:: WHAT TO DO ::
Review the lines that follow and copy each one that contains the word "code".

'''

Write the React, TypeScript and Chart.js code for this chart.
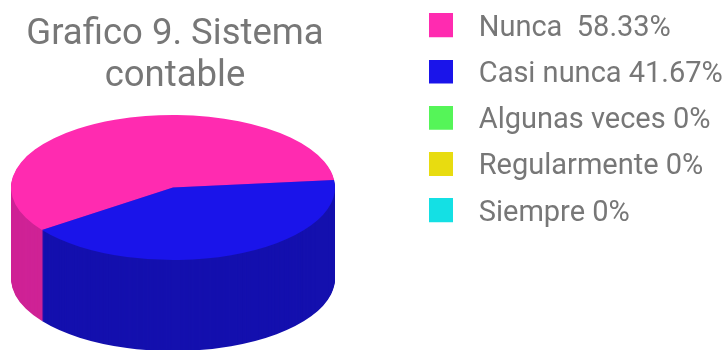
import React, { useEffect, useRef } from "react";
import { Chart, registerables } from "chart.js";

Chart.register(...registerables);

const titleLines = ["Grafico 9. Sistema", "contable"];
const categories = ["Nunca  58.33%", "Casi nunca 41.67%", "Algunas veces 0%", "Regularmente 0%", "Siempre 0%"];
const shares = [58.33, 41.67, 0, 0, 0];
const topColors = ["#ff2bb0", "#1a14ea", "#55f558", "#e8dc10", "#14e0e4"];
const sideColors = ["#cf2396", "#1410ae", "#55f558", "#e8dc10", "#14e0e4"];

const TEXT_COLOR = "#777777";
const FONT = "Roboto";

// Geometry of the drum: where the top face sits and how it is flattened.
const DISC = { cx: 173, cy: 187.5, rx: 162, ry: 72.5, depth: 91 };
const LEGEND_WIDTH = 375;
const LEGEND_LEFT = 400;
const LEGEND_RAISE = 3.5;
const SWATCH = 24;
const SWATCH_LIFT = 3;

// The swatch sits at the top of a taller transparent tile, which lifts it above the text's midline.
function makeSwatch(color: string): HTMLCanvasElement {
  const c = document.createElement("canvas");
  c.width = SWATCH;
  c.height = SWATCH + SWATCH_LIFT * 2;
  const g = c.getContext("2d")!;
  g.fillStyle = color;
  g.fillRect(0, 0, SWATCH, SWATCH);
  return c;
}

// Paints the pie's own arcs through a flattening transform, stacked downward for the wall.
const drumPlugin = {
  id: "drum",
  beforeLayout(chart: any) {
    const legend = chart.legend;
    if (legend && !legend.__fixedWidth) {
      const fit = legend.fit;
      legend.fit = function () {
        fit.call(this);
        this.width = LEGEND_WIDTH;
      };
      legend.__fixedWidth = true;
    }
  },
  afterLayout(chart: any) {
    if (chart.legend) {
      chart.legend.left = LEGEND_LEFT;
      chart.legend.top -= LEGEND_RAISE;
    }
  },
  beforeDatasetDraw(chart: any, args: any) {
    const ctx = chart.ctx as CanvasRenderingContext2D;
    const arcs = args.meta.data;
    const first = arcs[0];
    const { x, y, outerRadius } = first.getProps(["x", "y", "outerRadius"], true);
    const paint = (colors: string[], drop: number) => {
      ctx.save();
      ctx.translate(DISC.cx, DISC.cy + drop);
      ctx.scale(DISC.rx / outerRadius, DISC.ry / outerRadius);
      ctx.translate(-x, -y);
      arcs.forEach((arc: any, i: number) => {
        if (!shares[i]) return;
        const saved = arc.options;
        arc.options = Object.assign({}, saved, { backgroundColor: colors[i], borderWidth: 0 });
        arc.draw(ctx);
        arc.options = saved;
      });
      ctx.restore();
    };
    for (let drop = DISC.depth; drop > 0; drop--) paint(sideColors, drop);
    paint(topColors, 0);
    return false;
  },
};

export default function App() {
  const ref = useRef<HTMLCanvasElement | null>(null);

  useEffect(() => {
    const chart = new Chart(ref.current!, {
      type: "pie",
      data: {
        labels: categories,
        datasets: [{ data: shares, backgroundColor: topColors, borderWidth: 0 }],
      },
      options: {
        responsive: false,
        animation: false,
        rotation: 234,
        layout: { padding: 0 },
        plugins: {
          tooltip: { enabled: false },
          title: {
            display: true,
            fullSize: false,
            text: titleLines,
            color: TEXT_COLOR,
            font: { family: FONT, size: 36.5, weight: "normal", lineHeight: 42 / 36.5 },
            padding: { top: 14, bottom: 10 },
          },
          legend: {
            position: "right",
            align: "start",
            labels: {
              font: { family: FONT, size: 29 },
              padding: 17.25,
              boxWidth: SWATCH,
              boxHeight: SWATCH,
              usePointStyle: true,
              pointStyleWidth: 47,
              generateLabels: () =>
                categories.map((text, i) => ({
                  text,
                  fontColor: TEXT_COLOR,
                  fillStyle: topColors[i],
                  strokeStyle: topColors[i],
                  lineWidth: 0,
                  pointStyle: makeSwatch(topColors[i]),
                  index: i,
                })),
            },
          },
        },
      } as any,
      plugins: [drumPlugin as any],
    });
    return () => chart.destroy();
  }, []);

  return (
    <div style={{ position: "fixed", left: 0, top: 0, width: 725, height: 350, background: "#ffffff" }}>
      <canvas ref={ref} width={725} height={350} style={{ display: "block" }} />
    </div>
  );
}
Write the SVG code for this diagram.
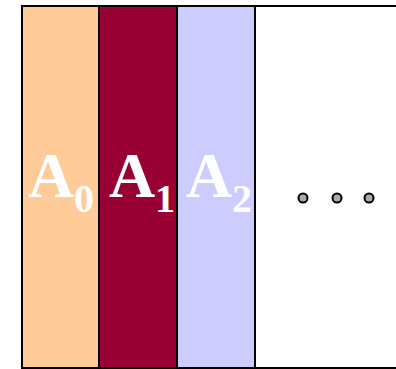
<svg xmlns="http://www.w3.org/2000/svg" width="396" height="369" viewBox="0 0 396 369">
<style>
.col{stroke:#000;stroke-width:2}
.lbl{font-family:"Liberation Serif",serif;font-weight:bold;fill:#fff}
.big{font-size:64px}
.sub{font-size:40px}
.dot{fill:#aaa;stroke:#000;stroke-width:2}
</style>
<rect width="396" height="369" fill="#fff"/>
<g id="frame"><path d="M22,6 H396 M22,368 H396" stroke="#000" stroke-width="2" fill="none"/></g>
<g id="A0"><rect class="col" x="22" y="6" width="77" height="362" fill="#ffcc99"/>
<text class="lbl big" x="28" y="197">A</text><text class="lbl sub" x="74" y="212">0</text></g>
<g id="A1"><rect class="col" x="99" y="6" width="78" height="362" fill="#990033"/>
<text class="lbl big" x="109" y="197">A</text><text class="lbl sub" x="155" y="212">1</text></g>
<g id="A2"><rect class="col" x="177" y="6" width="78" height="362" fill="#ccccff"/>
<text class="lbl big" x="186" y="197">A</text><text class="lbl sub" x="232" y="212">2</text></g>
<g id="dots"><circle class="dot" cx="303" cy="198" r="4.5"/><circle class="dot" cx="337" cy="198" r="4.5"/><circle class="dot" cx="369" cy="198" r="4.5"/></g>
</svg>
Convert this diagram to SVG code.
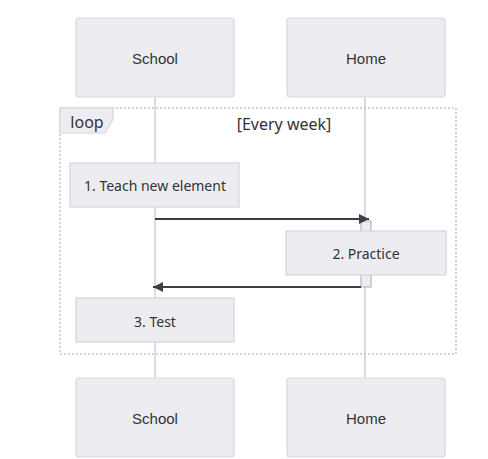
<svg xmlns="http://www.w3.org/2000/svg" width="488" height="459" viewBox="0 0 488 459">
<defs>
<style>
.actor{fill:#edecf1;stroke:#d9d8e0;stroke-width:1.2}
.note{fill:#edecf1;stroke:#d6d5dd;stroke-width:1.2}
.life{stroke:#cfcfd6;stroke-width:1.5}
.msg{stroke:#3c3f47;stroke-width:2;fill:none}
.atext{font-family:"Liberation Sans",Arial,sans-serif;font-size:15px;fill:#333;text-anchor:middle;dominant-baseline:central}
.ntext{font-family:"Noto Sans",sans-serif;font-size:14px;fill:#333;text-anchor:middle;dominant-baseline:central}
.ltext{font-family:"Noto Sans",sans-serif;font-size:16px;fill:#333;text-anchor:middle;dominant-baseline:central}
.loopbox{fill:none;stroke:#c4c4cc;stroke-width:1.5;stroke-dasharray:2,2}
</style>
<marker id="arrow" markerWidth="12" markerHeight="12" refX="10" refY="5" orient="auto" markerUnits="userSpaceOnUse">
<path d="M0,0 L10,5 L0,10 z" fill="#3c3f47"/>
</marker>
</defs>
<rect width="488" height="459" fill="#ffffff"/>
<g id="lifelines">
<line class="life" x1="155" y1="97" x2="155" y2="378"/>
<line class="life" x1="365" y1="97" x2="365" y2="378"/>
</g>
<g id="actor-school-top">
<rect class="actor" x="76" y="18" width="158" height="79" rx="3"/>
<text class="atext" x="155" y="58">School</text>
</g>
<g id="actor-home-top">
<rect class="actor" x="287" y="18" width="158" height="79" rx="3"/>
<text class="atext" x="366" y="58">Home</text>
</g>
<g id="loop">
<rect class="loopbox" x="60" y="108" width="396" height="246"/>
<path d="M60,108 L113,108 L113,119 L105,133 L60,133 z" fill="#edecf1" stroke="#d6d5dd" stroke-width="1.2"/>
<text class="ltext" x="87" y="122">loop</text>
<text class="ltext" x="284" y="124">[Every week]</text>
</g>
<g id="activation-home">
<rect x="361" y="221" width="10" height="66" fill="#edecf1" stroke="#aaa9b2" stroke-width="1"/>
</g>
<g id="note-1">
<rect class="note" x="70" y="163" width="169" height="44"/>
<text class="ntext" x="155" y="185">1. Teach new element</text>
</g>
<g id="note-2">
<rect class="note" x="286" y="231" width="160" height="44"/>
<text class="ntext" x="366" y="253">2. Practice</text>
</g>
<g id="note-3">
<rect class="note" x="76" y="298" width="158" height="44"/>
<text class="ntext" x="155" y="321">3. Test</text>
</g>
<g id="connectors">
<line class="msg" x1="155" y1="219" x2="369" y2="219" marker-end="url(#arrow)"/>
<line class="msg" x1="361" y1="287" x2="153" y2="287" marker-end="url(#arrow)"/>
</g>
<g id="actor-school-bottom">
<rect class="actor" x="76" y="378" width="158" height="79" rx="3"/>
<text class="atext" x="155" y="418">School</text>
</g>
<g id="actor-home-bottom">
<rect class="actor" x="287" y="378" width="158" height="79" rx="3"/>
<text class="atext" x="366" y="418">Home</text>
</g>
</svg>
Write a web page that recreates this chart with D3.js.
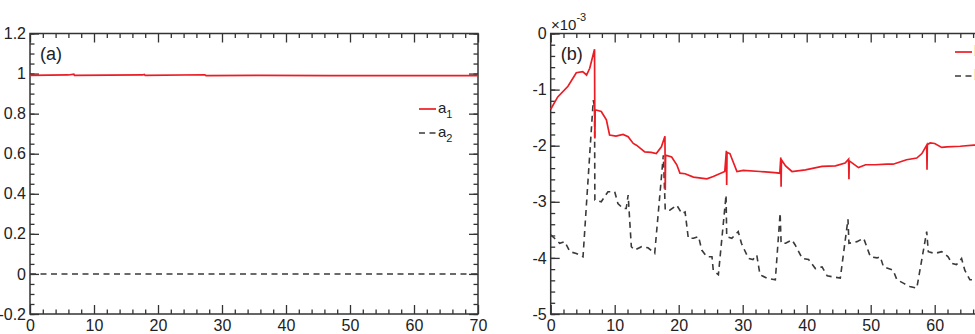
<!DOCTYPE html>
<html>
<head>
<meta charset="utf-8">
<script src="https://cdn.jsdelivr.net/npm/d3@7"></script>
<style>
  body { margin: 0; background: #fff; }
  svg { display: block; overflow: hidden; }
  text { font-family: "Liberation Sans", Arial, sans-serif; fill: #222; }
  .tick line { stroke: #333; stroke-width: 1.3; }
  .frame { fill: none; stroke: #333; stroke-width: 1.5; }
</style>
</head>
<body>
<div id="chart"></div>
<script>
  // panel (a)
  var a1T = [0, 6.0, 6.85, 6.95, 17.6, 17.85, 18.0, 27.3, 27.5, 36.0, 46.6, 58.8, 70];
  var a1V = [0.991, 0.993, 0.997, 0.991, 0.993, 0.996, 0.991, 0.994, 0.990, 0.991, 0.990, 0.990, 0.990];
  var a2T = [0, 70];
  var a2V = [0, 0];

  // panel (b), values in units of 1e-3
  var b1T = [0, 1.1, 2.7, 4.0, 5.0, 5.6, 6.1, 6.85, 6.9, 6.95, 7.9, 8.7, 9.2, 10.2, 11.3, 12.1, 12.9, 13.4,
    14.7, 15.7, 16.5, 17.3, 17.85, 17.9, 17.95, 18.9, 19.7, 20.2, 21.0, 22.3, 24.4, 25.4, 27.2, 27.45, 27.5,
    27.55, 28.0, 29.1, 30.1, 32.7, 35.0, 35.8, 35.95, 36.0, 36.05, 36.7, 37.7, 39.8, 42.4, 44.5, 46.0, 46.55,
    46.6, 46.65, 48.1, 49.2, 50.7, 52.5, 53.5, 55.6, 57.2, 58.0, 58.75, 58.8, 58.85, 59.3, 60.0, 61.1, 61.9,
    64.0, 66.1, 68.0, 70.0];
  var b1V = [-1.35, -1.13, -0.94, -0.70, -0.68, -0.74, -0.62, -0.28, -1.87, -1.36, -1.39, -1.54, -1.81, -1.83,
    -1.80, -1.84, -1.96, -1.99, -2.11, -2.12, -2.14, -2.02, -1.83, -2.79, -2.17, -2.20, -2.34, -2.49, -2.50,
    -2.56, -2.59, -2.55, -2.46, -2.09, -2.70, -2.12, -2.14, -2.46, -2.44, -2.46, -2.48, -2.49, -2.21, -2.73,
    -2.25, -2.36, -2.46, -2.43, -2.37, -2.36, -2.31, -2.24, -2.60, -2.27, -2.39, -2.34, -2.34, -2.33, -2.33,
    -2.25, -2.22, -2.14, -1.99, -2.43, -1.98, -1.95, -1.96, -2.03, -2.02, -2.01, -1.99, -1.99, -1.98];

  var b2T = [0, 0.6, 1.4, 2.2, 3.0, 4.0, 5.05, 6.65, 6.85, 6.9, 7.9, 8.95, 10.0, 10.5, 11.3, 11.8, 12.1, 12.6,
    13.1, 14.2, 15.2, 16.25, 17.6, 17.9, 18.6, 19.7, 20.5, 21.0, 21.5, 22.3, 23.1, 23.6, 24.4, 25.2, 25.4,
    26.2, 27.4, 27.5, 28.3, 29.3, 29.8, 30.9, 31.6, 32.2, 32.7, 33.75, 35.1, 35.85, 36.0, 36.7, 37.7, 38.2,
    39.3, 40.3, 41.35, 42.4, 43.2, 44.2, 45.25, 46.45, 46.6, 47.85, 48.9, 49.95, 51.0, 51.5, 52.0, 53.5, 54.1,
    55.1, 56.1, 57.2, 58.75, 59.0, 60.0, 61.1, 62.1, 62.7, 63.4, 64.2, 64.7, 65.5, 66.2, 68.0, 70.0];
  var b2V = [-3.59, -3.65, -3.74, -3.71, -3.89, -3.92, -3.98, -1.19, -1.30, -2.97, -3.00, -2.82, -2.82, -3.03,
    -3.12, -3.12, -2.88, -3.80, -3.86, -3.80, -3.82, -3.92, -2.17, -3.15, -3.15, -3.06, -3.21, -3.18, -3.65,
    -3.65, -3.62, -3.86, -3.98, -3.98, -4.22, -4.30, -2.88, -3.62, -3.65, -3.53, -3.74, -4.01, -4.03, -3.95,
    -4.30, -4.36, -4.39, -3.20, -3.74, -3.74, -3.68, -3.77, -4.01, -4.03, -4.19, -4.16, -4.32, -4.34, -4.36,
    -3.31, -3.74, -3.71, -3.65, -3.98, -4.00, -3.98, -4.16, -4.22, -4.39, -4.45, -4.51, -4.54, -3.53, -3.89,
    -3.92, -3.89, -3.98, -4.10, -4.12, -4.01, -4.22, -4.39, -4.39, -4.45, -4.50];

  var xTicks = [0, 10, 20, 30, 40, 50, 60, 70];
  var aTicks = [-0.2, 0, 0.2, 0.4, 0.6, 0.8, 1, 1.2];
  var bTicks = [-5, -4, -3, -2, -1, 0];

  var W = 975, H = 334;
  var RED = '#ec1c24', DARK = '#3a3a3a';

  var svg = d3.select('#chart').append('svg')
    .attr('width', W)
    .attr('height', H);

  function zip(t, v) {
    return t.map(function (d, i) { return [d, v[i]]; });
  }

  function drawPanel(settings) {
    var x = d3.scaleLinear().domain([0, 70]).range([settings.left, settings.left + 448]);
    var y = d3.scaleLinear().domain(settings.yDomain).range([314, 33.5]);

    var xMinor = d3.range(0, 70.01, 2).filter(function (d) { return d % 10 !== 0; });
    var yMinor = d3.range(settings.yDomain[0], settings.yDomain[1] + 1e-9, settings.yMinorStep)
      .map(function (d) { return +d.toFixed(4); });

    function addAxis(axis, transform, hideLabels) {
      var g = svg.append('g').attr('transform', transform).call(axis);
      g.select('.domain').remove();
      if (hideLabels) g.selectAll('text').remove();
      return g;
    }

    var bottom = 'translate(0,' + y.range()[0] + ')';
    var top = 'translate(0,' + y.range()[1] + ')';
    var leftT = 'translate(' + x.range()[0] + ',0)';
    var rightT = 'translate(' + x.range()[1] + ',0)';

    // minor ticks
    addAxis(d3.axisBottom(x).tickValues(xMinor).tickSize(-4.5), bottom, true);
    addAxis(d3.axisTop(x).tickValues(xMinor).tickSize(-4.5), top, true);
    addAxis(d3.axisLeft(y).tickValues(yMinor).tickSize(-4.5), leftT, true);
    addAxis(d3.axisRight(y).tickValues(yMinor).tickSize(-4.5), rightT, true);

    // major ticks
    addAxis(d3.axisBottom(x).tickValues(xTicks).tickSize(-9).tickPadding(6).tickFormat(d3.format('d')), bottom, false);
    addAxis(d3.axisTop(x).tickValues(xTicks).tickSize(-9), top, true);
    addAxis(d3.axisLeft(y).tickValues(settings.yTicks).tickSize(-9).tickPadding(4)
      .tickFormat(function (d) { return String(+d.toFixed(2)); }), leftT, false);
    addAxis(d3.axisRight(y).tickValues(settings.yTicks).tickSize(-9), rightT, true);

    svg.selectAll('.tick text')
      .style('font-family', '"Liberation Sans", Arial, sans-serif')
      .style('font-size', '16px')
      .style('fill', '#222');

    svg.append('rect')
      .classed('frame', true)
      .attr('x', x.range()[0])
      .attr('y', y.range()[1])
      .attr('width', x.range()[1] - x.range()[0])
      .attr('height', y.range()[0] - y.range()[1]);

    var line = d3.line()
      .x(function (d) { return x(d[0]); })
      .y(function (d) { return y(d[1]); });

    svg.append('path')
      .attr('d', line(settings.s2))
      .attr('fill', 'none')
      .attr('stroke', DARK)
      .attr('stroke-width', 1.6)
      .attr('stroke-dasharray', '6,4.5');

    svg.append('path')
      .attr('d', line(settings.s1))
      .attr('fill', 'none')
      .attr('stroke', RED)
      .attr('stroke-width', 1.7);

    svg.append('text')
      .attr('x', x.range()[0] + 10)
      .attr('y', 60)
      .style('font-size', '18px')
      .text(settings.tag);

    // legend
    var lg = svg.append('g').attr('transform', 'translate(' + settings.legend[0] + ',' + settings.legend[1] + ')');
    [[RED, null, settings.names[0]], [DARK, '6,4.5', settings.names[1]]].forEach(function (it, i) {
      lg.append('line')
        .attr('x1', 0).attr('x2', 17)
        .attr('y1', i * 24).attr('y2', i * 24)
        .attr('stroke', it[0])
        .attr('stroke-width', 1.7)
        .attr('stroke-dasharray', it[1]);
      var t = lg.append('text')
        .attr('x', 19)
        .attr('y', i * 24 + 4)
        .style('font-size', '15px')
        .text(it[2]);
      t.append('tspan')
        .attr('dy', 5)
        .style('font-size', '11px')
        .text(String(i + 1));
    });

    return { x: x, y: y };
  }

  drawPanel({
    left: 30,
    yDomain: [-0.2, 1.2],
    yTicks: aTicks,
    yMinorStep: 0.05,
    s1: zip(a1T, a1V),
    s2: zip(a2T, a2V),
    tag: '(a)',
    names: ['a', 'a'],
    legend: [419, 109]
  });

  drawPanel({
    left: 550.7,
    yDomain: [-5, 0],
    yTicks: bTicks,
    yMinorStep: 0.2,
    s1: zip(b1T, b1V),
    s2: zip(b2T, b2V),
    tag: '(b)',
    names: ['b', 'b'],
    legend: [955, 52]
  });

  // exponent label of panel (b)
  var expo = svg.append('text')
    .attr('x', 551)
    .attr('y', 30)
    .style('font-size', '15px')
    .text('\u00d710');
  expo.append('tspan')
    .attr('dy', -9)
    .style('font-size', '11px')
    .text('-3');
</script>
</body>
</html>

'''

:: RESULT FOR THIS TASK ::
Write the React, TypeScript and Chart.js code for this chart.
Write the SVG code for this diagram.
Convert this diagram to SVG code.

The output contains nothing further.